Say what you will about the Iraq war, but there's no shortage of information and analysis about it. Whether we're getting all -- or even the right -- data is another argument; as it is there's plenty of media available to support all sides. While I enjoy like-minded partisanship as much as the blowhard on the next barstool, I have more respect for a cogent, thoughtful work that can snake through the sound-bite minefields and draw all patrons up to the bar for a shared gasp of outrage.
Such is Charles Ferguson's documentary about the U.S. occupation of Iraq, No End in Sight, which condenses an enormous amount of information, primarily about the events in Washington, D.C., and Baghdad, during 2003. Ferguson's goal: to reveal the largely preventable errors made then that precipitated the mess we -- and the Iraqis -- are in now.
If you've been diligently paying attention all along, then No End is a valuable refresher précis, a sort of greatest-hits package of blunders and missteps. (Like all compilations, it's got some one-hit wonders: Remember Ahmed Chalabi?) But plenty of us have lost track of the details of the Iraq story; it's become background noise in our busy lives, squawking only intermittently for a fresh tragedy or new political spat. In many respects, "Iraq" now signifies a featureless mess, a catch-all term for this omnipresent Bad Thing Over There that we've simply incorporated alongside other irritants beyond our control.
Ferguson's film sits us down and calmly redraws the lines, once again throwing Iraq into sharp relief. Even the well-informed will be shocked by No End -- not because it necessarily reveals anything new, but because it puts so many stray details and fast-grab headlines into context. And that big picture revealed is universally devastating, whether you supported the war or not: We made an unmitigated mess of Iraq and it didn't have to happen that way.
To understand where we are now, Ferguson posits, it's imperative to look at how we got here. Thus, he lines up individuals who, for the most part, were directly involved in planning the war and the subsequent reconstruction. Interviewees include retired Army Gen. Jay Garner, whose boots were among the first on the ground after the war, and who was tasked with transforming Iraq into a democracy; reporters; military personnel; Col. Paul Hughes, who nearly had the Iraqi army re-assembled; functionaries at the Pentagon and State Department; and diplomatic staff.
Talking-head interviews are supplemented with archival and contemporary footage from Iraq. Again, there's nothing new here (though some of the material is considerably rawer than what plays on TV news) -- but the visuals help to underscore the policy discussions.
Needless to say, the people whom Ferguson lays much of the blame on -- President George W. Bush's inner circle of Vice President Dick Cheney, then Secretary of Defense Donald Rumsfeld and former Deputy Secretary of Defense Paul Wolfowitz -- don't grant interviews. But people who were around them provide damning details about a triumvirate of war planners who acted at worst arrogantly, and at best, carelessly.
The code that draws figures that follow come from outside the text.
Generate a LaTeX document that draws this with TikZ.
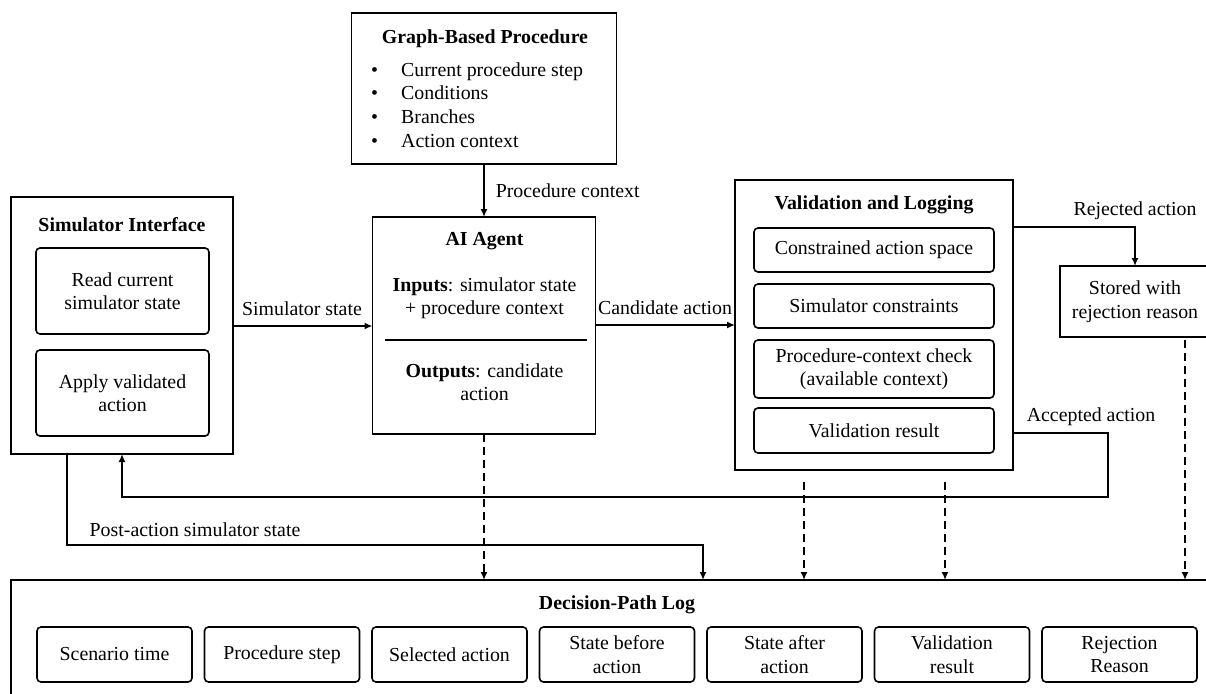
\documentclass[tikz,border=0pt]{standalone}
\usepackage{fontspec}
\setmainfont{Liberation Serif}
\usetikzlibrary{arrows.meta,calc}
\tikzset{
  box/.style={draw=black, line width=1.6pt, fill=white, inner sep=0pt, outer sep=0pt},
  ibox/.style={draw=black, line width=1.6pt, rounded corners=4pt, inner sep=0pt, outer sep=0pt, align=center, font=\mainfs},
  txt/.style={inner sep=0pt, align=center, font=\mainfs},
  ttl/.style={inner sep=0pt, align=center, font=\mainfs\bfseries},
  conn/.style={line width=1.6pt, -{Latex[length=8pt,width=7pt]}},
  plain/.style={line width=1.6pt},
  dconn/.style={line width=1.6pt, dash pattern=on 8pt off 5pt, -{Latex[length=8pt,width=7pt]}},
}
\newcommand{\mainfs}{\fontsize{19.85}{23.5}\selectfont}
\begin{document}
\begin{tikzpicture}[x=1pt,y=-1pt]
\useasboundingbox (0,0) rectangle (1206,693);
\fill[white] (0,0) rectangle (1206,693);
\clip (0,0) rectangle (1206,693);

% Simulator Interface
\node[box, minimum width=222pt, minimum height=257pt] (sim) at (122,325.5) {};
\node[ttl] (simT) at (122,225) {Simulator Interface};
\node[ibox, minimum width=173pt, minimum height=86pt] (read) at (122.5,291) {Read current\\simulator state};
\node[ibox, minimum width=173pt, minimum height=86pt] (apply) at (122.5,393) {Apply validated\\action};

% Graph-Based Procedure
\node[box, minimum width=265pt, minimum height=151pt] (gbp) at (484,88.5) {};
\node[ttl] (gbpT) at (485,39) {Graph-Based Procedure};
\foreach \yy/\tt [count=\i] in {76/Current procedure step, 99/Conditions, 123/Branches, 147/Action context}{
  \node[txt, anchor=base west] (l\i) at (371,\yy) {\makebox[30pt][l]{•}\tt};
}

% AI Agent
\node[box, minimum width=223pt, minimum height=217pt] (ai) at (484,325.5) {};
\node[ttl] (aiT) at (484.5,241) {AI Agent};
\node[txt] (aiIn) at (484.5,298) {\textbf{Inputs}: simulator state\\+ procedure context};
\coordinate (sepL) at (385,340);
\coordinate (sepR) at (587,340);
\draw[plain] (sepL) -- (sepR);
\node[txt] (aiOut) at (484.5,382) {\textbf{Outputs}: candidate\\action};

% Validation and Logging
\node[box, minimum width=278pt, minimum height=290pt] (val) at (874,325) {};
\node[ttl] (valT) at (874,205) {Validation and Logging};
\node[ibox, minimum width=240pt, minimum height=44pt] (v1) at (874,250) {Constrained action space};
\node[ibox, minimum width=240pt, minimum height=44pt] (v2) at (874,306) {Simulator constraints};
\node[ibox, minimum width=240pt, minimum height=58pt] (v3) at (874,369) {Procedure-context check\\(available context)};
\node[ibox, minimum width=240pt, minimum height=45pt] (v4) at (874,430.5) {Validation result};

% Stored
\node[box, minimum width=150pt, minimum height=71pt, align=center, font=\mainfs] (stored) at (1135,301.5) {Stored with\\rejection reason};

% Decision-Path Log
\node[box, minimum width=1212pt, minimum height=130pt] (log) at (617,645) {};
\node[ttl] (logT) at (617,605) {Decision-Path Log};
\foreach \tt [count=\i] in {Scenario time, Procedure step, Selected action, State before\\action, State after\\action, Validation\\result, Rejection\\Reason}{
  \node[ibox, minimum width=155pt, minimum height=55pt] (g\i) at ({114.5+(\i-1)*167.5},654.5) {\tt};
}

% Connectors
\draw[conn] (gbp.south) -- (ai.north) node[pos=0.5, anchor=west, txt, xshift=11pt] (lblPC) {Procedure context};
\draw[conn] (sim.east |- 0,326) -- (ai.west |- 0,326);
\node[txt] (lblSS) at (302,309) {Simulator state};
\draw[conn] (ai.east |- 0,325) -- (val.west |- 0,325);
\node[txt] (lblCA) at (665,308) {Candidate action};

\draw[conn] (val.east |- 0,227) -| (stored.north);
\node[txt] (lblRA) at (1135,211) {Rejected action};

\coordinate (accTurn) at (1108,497);
\draw[conn] (val.east |- 0,433) -| (accTurn) -| (sim.south -| 122,0);
\node[txt] (lblAA) at (1091,417) {Accepted action};

\coordinate (postTurn) at (703,545);
\draw[conn] (sim.south -| 67,0) |- (postTurn) -- (log.north -| postTurn);
\node[txt] (lblPA) at (195,530) {Post-action simulator state};

% Dashed log feeds
\draw[dconn] (ai.south) -- (log.north -| ai.south);
\coordinate (vd1) at (804,482);
\coordinate (vd2) at (945,482);
\draw[dconn] (vd1) -- (log.north -| vd1);
\draw[dconn] (vd2) -- (log.north -| vd2);
\coordinate (sd) at (1185,340);
\draw[dconn] (sd) -- (log.north -| sd);
\end{tikzpicture}
\end{document}
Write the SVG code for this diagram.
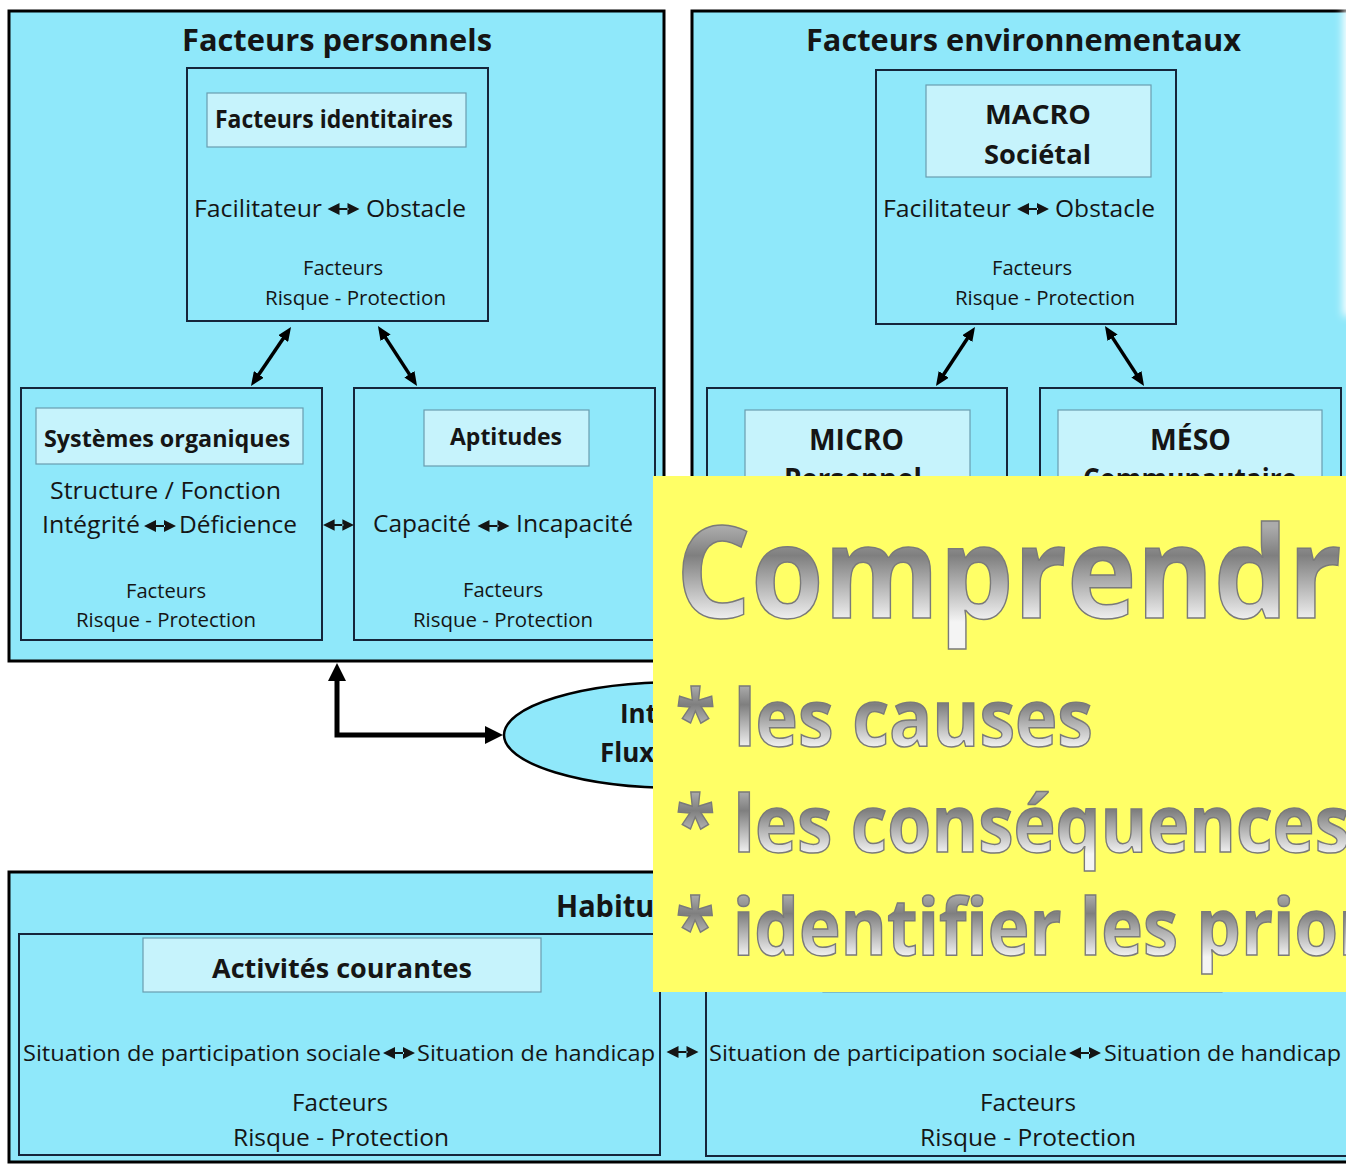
<svg xmlns="http://www.w3.org/2000/svg" width="1346" height="1164" viewBox="0 0 1346 1164">
<style>
.box{fill:#8fe8fa;stroke:#000;stroke-width:3}
.inner{fill:#8fe8fa;stroke:#15253a;stroke-width:2}
.label{fill:#c6f3fc;stroke:#6a9db0;stroke-width:1.2}
text{font-family:"Open Sans","Noto Sans","Liberation Sans",sans-serif;fill:#151515}
.b{font-weight:700}
.s20{font-size:20px}
.s24{font-size:24px}
.big{font-weight:700;stroke:#7a7a7a;stroke-width:1.5}
.con{fill:none;stroke:#000}
</style>
<defs>
<symbol id="dbl" viewBox="0 0 32 12">
<path d="M0,6 L12,0 L12,12 Z M32,6 L20,0 L20,12 Z M11,5 H21 V7 H11 Z" fill="#151515"/>
</symbol>
<marker id="mh" viewBox="0 0 14 12" refX="4" refY="6" markerWidth="14" markerHeight="12" markerUnits="userSpaceOnUse" orient="auto-start-reverse">
<path d="M0,0 L14,6 L0,12 Z" fill="#000"/>
</marker>
<marker id="bh" viewBox="0 0 18 18" refX="6" refY="9" markerWidth="18" markerHeight="18" markerUnits="userSpaceOnUse" orient="auto-start-reverse">
<path d="M0,0 L18,9 L0,18 Z" fill="#000"/>
</marker>
<linearGradient id="g1" gradientUnits="userSpaceOnUse" x1="0" y1="527" x2="0" y2="622">
<stop offset="0" stop-color="#ababab"/><stop offset="0.3" stop-color="#7f7f7f"/><stop offset="1" stop-color="#f4f4f4"/>
</linearGradient>
<linearGradient id="g2" gradientUnits="userSpaceOnUse" x1="0" y1="686" x2="0" y2="748">
<stop offset="0" stop-color="#ababab"/><stop offset="0.3" stop-color="#7f7f7f"/><stop offset="1" stop-color="#f4f4f4"/>
</linearGradient>
<linearGradient id="g3" gradientUnits="userSpaceOnUse" x1="0" y1="792" x2="0" y2="854">
<stop offset="0" stop-color="#ababab"/><stop offset="0.3" stop-color="#7f7f7f"/><stop offset="1" stop-color="#f4f4f4"/>
</linearGradient>
<linearGradient id="g4" gradientUnits="userSpaceOnUse" x1="0" y1="895" x2="0" y2="957">
<stop offset="0" stop-color="#ababab"/><stop offset="0.3" stop-color="#7f7f7f"/><stop offset="1" stop-color="#f4f4f4"/>
</linearGradient>
<filter id="blur" x="-1" y="-0.2" width="3" height="1.4"><feGaussianBlur stdDeviation="4"/></filter>
</defs>
<rect width="1346" height="1164" fill="#fff"/>

<g id="facteurs-personnels">
<rect class="box" x="9" y="11" width="655" height="650"/>
<text class="b" x="182" y="51" font-size="30" textLength="310" lengthAdjust="spacingAndGlyphs">Facteurs personnels</text>
</g>

<g id="facteurs-identitaires">
<rect class="inner" x="187" y="68" width="301" height="253"/>
<rect class="label" x="207" y="93" width="259" height="54"/>
<text class="b" x="215" y="128" font-size="25" textLength="238" lengthAdjust="spacingAndGlyphs">Facteurs identitaires</text>
<text x="194" y="217" font-size="23.5" textLength="128" lengthAdjust="spacingAndGlyphs">Facilitateur</text>
<use href="#dbl" x="327" y="203" width="33" height="12"/>
<text x="366" y="217" font-size="23.5" textLength="100" lengthAdjust="spacingAndGlyphs">Obstacle</text>
<text x="303" y="275" font-size="19.5" textLength="80" lengthAdjust="spacingAndGlyphs">Facteurs</text>
<text x="265" y="305" font-size="19.5" textLength="181" lengthAdjust="spacingAndGlyphs">Risque - Protection</text>
</g>

<g id="systemes-organiques">
<rect class="inner" x="21" y="388" width="301" height="252"/>
<rect class="label" x="36" y="408" width="267" height="56"/>
<text class="b s24" x="44" y="447" textLength="246" lengthAdjust="spacingAndGlyphs">Systèmes organiques</text>
<text class="s24" x="50" y="499" textLength="231" lengthAdjust="spacingAndGlyphs">Structure / Fonction</text>
<text class="s24" x="42" y="533" textLength="98" lengthAdjust="spacingAndGlyphs">Intégrité</text>
<use href="#dbl" x="143" y="520" width="34" height="12"/>
<text class="s24" x="179" y="533" textLength="118" lengthAdjust="spacingAndGlyphs">Déficience</text>
<text class="s20" x="126" y="598" textLength="80" lengthAdjust="spacingAndGlyphs">Facteurs</text>
<text class="s20" x="76" y="627" textLength="180" lengthAdjust="spacingAndGlyphs">Risque - Protection</text>
</g>

<g id="aptitudes">
<rect class="inner" x="354" y="388" width="301" height="252"/>
<rect class="label" x="424" y="410" width="165" height="56"/>
<text class="b s24" x="450" y="445" textLength="112" lengthAdjust="spacingAndGlyphs">Aptitudes</text>
<text class="s24" x="373" y="532" textLength="98" lengthAdjust="spacingAndGlyphs">Capacité</text>
<use href="#dbl" x="476" y="520" width="35" height="12"/>
<text class="s24" x="516" y="532" textLength="117" lengthAdjust="spacingAndGlyphs">Incapacité</text>
<text class="s20" x="463" y="597" textLength="80" lengthAdjust="spacingAndGlyphs">Facteurs</text>
<text class="s20" x="413" y="627" textLength="180" lengthAdjust="spacingAndGlyphs">Risque - Protection</text>
</g>

<g id="facteurs-environnementaux">
<rect class="box" x="692" y="11" width="680" height="650"/>
<text class="b" x="806" y="51" font-size="30" textLength="435" lengthAdjust="spacingAndGlyphs">Facteurs environnementaux</text>
</g>

<g id="macro">
<rect class="inner" x="876" y="70" width="300" height="254"/>
<rect class="label" x="926" y="85" width="225" height="92"/>
<text class="b" x="985" y="124" font-size="27" textLength="106" lengthAdjust="spacingAndGlyphs">MACRO</text>
<text class="b" x="984" y="164" font-size="27" textLength="107" lengthAdjust="spacingAndGlyphs">Sociétal</text>
<text x="883" y="217" font-size="23.5" textLength="128" lengthAdjust="spacingAndGlyphs">Facilitateur</text>
<use href="#dbl" x="1016" y="203" width="34" height="12"/>
<text x="1055" y="217" font-size="23.5" textLength="100" lengthAdjust="spacingAndGlyphs">Obstacle</text>
<text x="992" y="275" font-size="19.5" textLength="80" lengthAdjust="spacingAndGlyphs">Facteurs</text>
<text x="955" y="305" font-size="19.5" textLength="180" lengthAdjust="spacingAndGlyphs">Risque - Protection</text>
</g>

<g id="micro">
<rect class="inner" x="707" y="388" width="300" height="252"/>
<rect class="label" x="745" y="410" width="225" height="92"/>
<text class="b" x="809" y="450" font-size="28" textLength="95" lengthAdjust="spacingAndGlyphs">MICRO</text>
<text class="b" x="784" y="489" font-size="28" textLength="138" lengthAdjust="spacingAndGlyphs">Personnel</text>
</g>

<g id="meso">
<rect class="inner" x="1040" y="388" width="301" height="252"/>
<rect class="label" x="1058" y="410" width="264" height="92"/>
<text class="b" x="1150" y="450" font-size="28" textLength="81" lengthAdjust="spacingAndGlyphs">MÉSO</text>
<text class="b" x="1083" y="489" font-size="28" textLength="214" lengthAdjust="spacingAndGlyphs">Communautaire</text>
</g>

<g id="interaction">
<ellipse cx="680" cy="735" rx="176" ry="53" fill="#8fe8fa" stroke="#000" stroke-width="2.5"/>
<text class="b" x="620" y="723" font-size="26">Interaction</text>
<text class="b" x="600" y="762" font-size="26">Flux</text>
</g>

<g id="habitudes-de-vie">
<rect class="box" x="9" y="872" width="1360" height="290"/>
<text class="b" x="556" y="917" font-size="31" textLength="241" lengthAdjust="spacingAndGlyphs">Habitudes de vie</text>
</g>

<g id="activites-courantes">
<rect class="inner" x="19" y="934" width="641" height="221"/>
<rect class="label" x="143" y="938" width="398" height="54"/>
<text class="b" x="212" y="978" font-size="27" textLength="260" lengthAdjust="spacingAndGlyphs">Activités courantes</text>
<text x="23" y="1061" font-size="22.5" textLength="358" lengthAdjust="spacingAndGlyphs">Situation de participation sociale</text>
<use href="#dbl" x="383" y="1047" width="32" height="12"/>
<text x="417" y="1061" font-size="22.5" textLength="238" lengthAdjust="spacingAndGlyphs">Situation de handicap</text>
<text class="s24" x="292" y="1111" textLength="96" lengthAdjust="spacingAndGlyphs">Facteurs</text>
<text class="s24" x="233" y="1146" textLength="216" lengthAdjust="spacingAndGlyphs">Risque - Protection</text>
</g>

<g id="roles-sociaux">
<rect class="inner" x="706" y="934" width="660" height="222"/>
<rect class="label" x="823" y="938" width="399" height="54"/>
<text x="709" y="1061" font-size="22.5" textLength="358" lengthAdjust="spacingAndGlyphs">Situation de participation sociale</text>
<use href="#dbl" x="1069" y="1047" width="32" height="12"/>
<text x="1104" y="1061" font-size="22.5" textLength="237" lengthAdjust="spacingAndGlyphs">Situation de handicap</text>
<text class="s24" x="980" y="1111" textLength="96" lengthAdjust="spacingAndGlyphs">Facteurs</text>
<text class="s24" x="920" y="1146" textLength="216" lengthAdjust="spacingAndGlyphs">Risque - Protection</text>
</g>

<g id="connectors">
<line class="con" stroke-width="3.5" x1="285.4" y1="335.3" x2="256.6" y2="377.7" marker-start="url(#mh)" marker-end="url(#mh)"/>
<line class="con" stroke-width="3.5" x1="383.4" y1="334.4" x2="411.6" y2="377.6" marker-start="url(#mh)" marker-end="url(#mh)"/>
<line class="con" stroke-width="3.5" x1="969.5" y1="335.3" x2="941.5" y2="377.7" marker-start="url(#mh)" marker-end="url(#mh)"/>
<line class="con" stroke-width="3.5" x1="1110.4" y1="334.4" x2="1138.6" y2="377.6" marker-start="url(#mh)" marker-end="url(#mh)"/>
<use href="#dbl" x="323" y="519" width="31" height="12"/>
<use href="#dbl" x="666" y="1046" width="33" height="12"/>
<path class="con" stroke-width="5" d="M337,675 V735 H491" marker-start="url(#bh)" marker-end="url(#bh)"/>
</g>

<rect x="1343" y="8" width="30" height="308" fill="#fff" filter="url(#blur)"/>

<g id="overlay">
<rect x="653" y="476" width="700" height="516" fill="#ffff66"/>
<text class="big" x="676" y="618" font-size="127" style="fill:url(#g1)" textLength="735" lengthAdjust="spacingAndGlyphs">Comprendre</text>
<text class="big" x="676" y="746" font-size="79" style="fill:url(#g2)" textLength="417" lengthAdjust="spacingAndGlyphs">* les causes</text>
<text class="big" x="676" y="852" font-size="79" style="fill:url(#g3)" textLength="674" lengthAdjust="spacingAndGlyphs">* les conséquences</text>
<text class="big" x="676" y="955" font-size="79" style="fill:url(#g4)" textLength="823" lengthAdjust="spacingAndGlyphs">* identifier les priorités</text>
</g>
</svg>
Though some of the facts are dry, and perhaps went unnoticed at the time, in hindsight they are devastating. For instance, the initial post-war-planning team -- itself a hastily assembled group -- was convened just 50 days before the attack on Baghdad. People set aside more time to ponder their Christmas shopping. The onboard ambassador, a seasoned diplomat with Mid-East experience, Barbara Bodine, now says pointedly: "There truly were no [post-war] plans."
In retracing the decisions made in 2003, so many mistakes come to light that the armchair cynic can pick his favorite. Besides the devastating looting, Ferguson examines in detail three grievous errors, all made on the watch of L. Paul Bremer, head of the Coalition Provisional Authority: (1) not involving Iraqis in post-war planning and reconstruction; (2) the de-Baathification that scattered Iraq's valuable technocrats and intelligentsia to the winds; and (3) the disbanding of the Iraqi military, which left up to half-a-million armed, angry men to be swayed by burgeoning anti-U.S. uprisings.
Like the snowball rolling into an unstoppable avalanche, so too did early errors spur crises that rapidly metastasized into worse trouble. Ferguson lays out reason after reason -- all eminently understandable -- why the insurgency bloomed in 2003. When the data are assembled, it's glaringly obvious that what we now refer to as the monolithic "insurgency" in fact represents dozens of different angry, frustrated, disaffected, impoverished and disenfranchised factions. Good luck fixing that.
In fact, the more you learn about what occurred four years ago, the less optimistic you are about any immediate improvement. Ferguson doesn't offer any solutions; instead, his film is a post-mortem, a relatively dispassionate checklist of what went wrong. History has yet to be written on the final outcome of Iraq, but it's hard not to look at the events of 2003 as presented here and not see a colossal foreign-policy blunder, the costs of which -- economically, militarily, diplomatically -- have not even begun to be tallied.
Individually, perhaps, there's little we can do about the war. But informing ourselves -- about what mistakes were made, and how they continue to impact today -- should be mandatory citizenship, even if some of our elected officials seem blithely disinterested. No End in Sight isn't a fun film to watch, but then facing up to reality is often tough. In English, and some Arabic, with subtitles.